§ **EXERCISE GOAL**:
Give the data below again exactly as written, without its pictures.

§ **SOURCE EXCERPT**:

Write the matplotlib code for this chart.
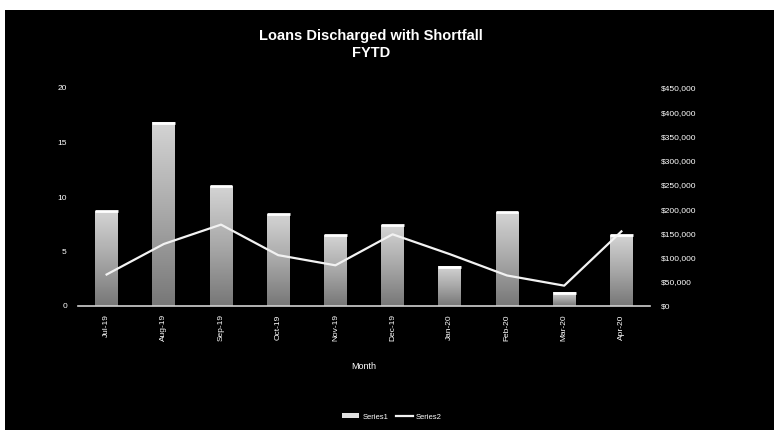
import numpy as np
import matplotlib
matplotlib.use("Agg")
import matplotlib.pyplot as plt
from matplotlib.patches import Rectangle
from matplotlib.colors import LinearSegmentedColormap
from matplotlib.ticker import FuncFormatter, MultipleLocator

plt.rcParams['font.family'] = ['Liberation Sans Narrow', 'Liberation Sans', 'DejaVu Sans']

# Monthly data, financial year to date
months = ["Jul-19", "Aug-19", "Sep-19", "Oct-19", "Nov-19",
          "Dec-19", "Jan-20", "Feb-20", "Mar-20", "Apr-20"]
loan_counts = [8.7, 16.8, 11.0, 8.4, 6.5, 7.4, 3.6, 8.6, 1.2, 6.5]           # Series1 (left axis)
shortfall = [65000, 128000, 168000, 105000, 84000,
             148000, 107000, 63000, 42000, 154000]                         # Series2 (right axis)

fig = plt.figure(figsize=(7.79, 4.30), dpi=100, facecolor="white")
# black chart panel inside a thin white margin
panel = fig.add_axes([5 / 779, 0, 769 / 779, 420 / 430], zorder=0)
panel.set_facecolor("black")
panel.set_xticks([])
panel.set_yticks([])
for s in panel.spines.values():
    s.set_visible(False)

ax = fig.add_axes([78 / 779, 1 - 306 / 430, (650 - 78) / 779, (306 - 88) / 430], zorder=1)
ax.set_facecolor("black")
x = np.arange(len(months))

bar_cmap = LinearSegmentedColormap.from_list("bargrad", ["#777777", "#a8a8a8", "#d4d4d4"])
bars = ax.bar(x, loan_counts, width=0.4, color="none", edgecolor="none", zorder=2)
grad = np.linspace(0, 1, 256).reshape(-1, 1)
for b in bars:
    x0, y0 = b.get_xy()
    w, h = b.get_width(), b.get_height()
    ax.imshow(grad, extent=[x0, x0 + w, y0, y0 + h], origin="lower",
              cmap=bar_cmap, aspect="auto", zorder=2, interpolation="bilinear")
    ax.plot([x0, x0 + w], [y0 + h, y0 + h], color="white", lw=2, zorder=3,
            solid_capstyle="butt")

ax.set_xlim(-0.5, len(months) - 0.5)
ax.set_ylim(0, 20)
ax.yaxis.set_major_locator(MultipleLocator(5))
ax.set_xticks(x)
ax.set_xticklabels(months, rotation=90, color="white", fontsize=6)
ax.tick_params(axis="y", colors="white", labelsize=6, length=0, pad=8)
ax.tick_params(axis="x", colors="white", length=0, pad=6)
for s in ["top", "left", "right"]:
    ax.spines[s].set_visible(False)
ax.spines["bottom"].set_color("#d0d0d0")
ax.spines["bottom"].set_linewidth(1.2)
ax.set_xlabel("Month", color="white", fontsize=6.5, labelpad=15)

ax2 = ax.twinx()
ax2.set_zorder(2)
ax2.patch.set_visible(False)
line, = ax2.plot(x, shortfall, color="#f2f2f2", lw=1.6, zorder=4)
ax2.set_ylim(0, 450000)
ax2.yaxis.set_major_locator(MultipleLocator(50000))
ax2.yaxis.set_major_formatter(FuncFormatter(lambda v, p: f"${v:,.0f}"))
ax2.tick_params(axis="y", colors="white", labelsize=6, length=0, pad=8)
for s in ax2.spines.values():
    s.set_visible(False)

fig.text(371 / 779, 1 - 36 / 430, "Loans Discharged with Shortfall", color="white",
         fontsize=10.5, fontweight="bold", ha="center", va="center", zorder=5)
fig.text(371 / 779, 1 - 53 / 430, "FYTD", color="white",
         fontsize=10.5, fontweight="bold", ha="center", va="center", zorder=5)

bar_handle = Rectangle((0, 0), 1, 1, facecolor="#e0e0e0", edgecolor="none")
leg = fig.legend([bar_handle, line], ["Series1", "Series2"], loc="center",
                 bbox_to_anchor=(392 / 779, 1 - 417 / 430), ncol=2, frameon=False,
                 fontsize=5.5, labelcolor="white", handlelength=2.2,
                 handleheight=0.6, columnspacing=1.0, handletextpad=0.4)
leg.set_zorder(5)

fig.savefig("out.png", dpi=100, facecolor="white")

§ **FINISHED TASK**:
Write the matplotlib code for this chart.
import numpy as np
import matplotlib
matplotlib.use("Agg")
import matplotlib.pyplot as plt
from matplotlib.patches import Rectangle
from matplotlib.colors import LinearSegmentedColormap
from matplotlib.ticker import FuncFormatter, MultipleLocator

plt.rcParams['font.family'] = ['Liberation Sans Narrow', 'Liberation Sans', 'DejaVu Sans']

# Monthly data, financial year to date
months = ["Jul-19", "Aug-19", "Sep-19", "Oct-19", "Nov-19",
          "Dec-19", "Jan-20", "Feb-20", "Mar-20", "Apr-20"]
loan_counts = [8.7, 16.8, 11.0, 8.4, 6.5, 7.4, 3.6, 8.6, 1.2, 6.5]           # Series1 (left axis)
shortfall = [65000, 128000, 168000, 105000, 84000,
             148000, 107000, 63000, 42000, 154000]                         # Series2 (right axis)

fig = plt.figure(figsize=(7.79, 4.30), dpi=100, facecolor="white")
# black chart panel inside a thin white margin
panel = fig.add_axes([5 / 779, 0, 769 / 779, 420 / 430], zorder=0)
panel.set_facecolor("black")
panel.set_xticks([])
panel.set_yticks([])
for s in panel.spines.values():
    s.set_visible(False)

ax = fig.add_axes([78 / 779, 1 - 306 / 430, (650 - 78) / 779, (306 - 88) / 430], zorder=1)
ax.set_facecolor("black")
x = np.arange(len(months))

bar_cmap = LinearSegmentedColormap.from_list("bargrad", ["#777777", "#a8a8a8", "#d4d4d4"])
bars = ax.bar(x, loan_counts, width=0.4, color="none", edgecolor="none", zorder=2)
grad = np.linspace(0, 1, 256).reshape(-1, 1)
for b in bars:
    x0, y0 = b.get_xy()
    w, h = b.get_width(), b.get_height()
    ax.imshow(grad, extent=[x0, x0 + w, y0, y0 + h], origin="lower",
              cmap=bar_cmap, aspect="auto", zorder=2, interpolation="bilinear")
    ax.plot([x0, x0 + w], [y0 + h, y0 + h], color="white", lw=2, zorder=3,
            solid_capstyle="butt")

ax.set_xlim(-0.5, len(months) - 0.5)
ax.set_ylim(0, 20)
ax.yaxis.set_major_locator(MultipleLocator(5))
ax.set_xticks(x)
ax.set_xticklabels(months, rotation=90, color="white", fontsize=6)
ax.tick_params(axis="y", colors="white", labelsize=6, length=0, pad=8)
ax.tick_params(axis="x", colors="white", length=0, pad=6)
for s in ["top", "left", "right"]:
    ax.spines[s].set_visible(False)
ax.spines["bottom"].set_color("#d0d0d0")
ax.spines["bottom"].set_linewidth(1.2)
ax.set_xlabel("Month", color="white", fontsize=6.5, labelpad=15)

ax2 = ax.twinx()
ax2.set_zorder(2)
ax2.patch.set_visible(False)
line, = ax2.plot(x, shortfall, color="#f2f2f2", lw=1.6, zorder=4)
ax2.set_ylim(0, 450000)
ax2.yaxis.set_major_locator(MultipleLocator(50000))
ax2.yaxis.set_major_formatter(FuncFormatter(lambda v, p: f"${v:,.0f}"))
ax2.tick_params(axis="y", colors="white", labelsize=6, length=0, pad=8)
for s in ax2.spines.values():
    s.set_visible(False)

fig.text(371 / 779, 1 - 36 / 430, "Loans Discharged with Shortfall", color="white",
         fontsize=10.5, fontweight="bold", ha="center", va="center", zorder=5)
fig.text(371 / 779, 1 - 53 / 430, "FYTD", color="white",
         fontsize=10.5, fontweight="bold", ha="center", va="center", zorder=5)

bar_handle = Rectangle((0, 0), 1, 1, facecolor="#e0e0e0", edgecolor="none")
leg = fig.legend([bar_handle, line], ["Series1", "Series2"], loc="center",
                 bbox_to_anchor=(392 / 779, 1 - 417 / 430), ncol=2, frameon=False,
                 fontsize=5.5, labelcolor="white", handlelength=2.2,
                 handleheight=0.6, columnspacing=1.0, handletextpad=0.4)
leg.set_zorder(5)

fig.savefig("out.png", dpi=100, facecolor="white")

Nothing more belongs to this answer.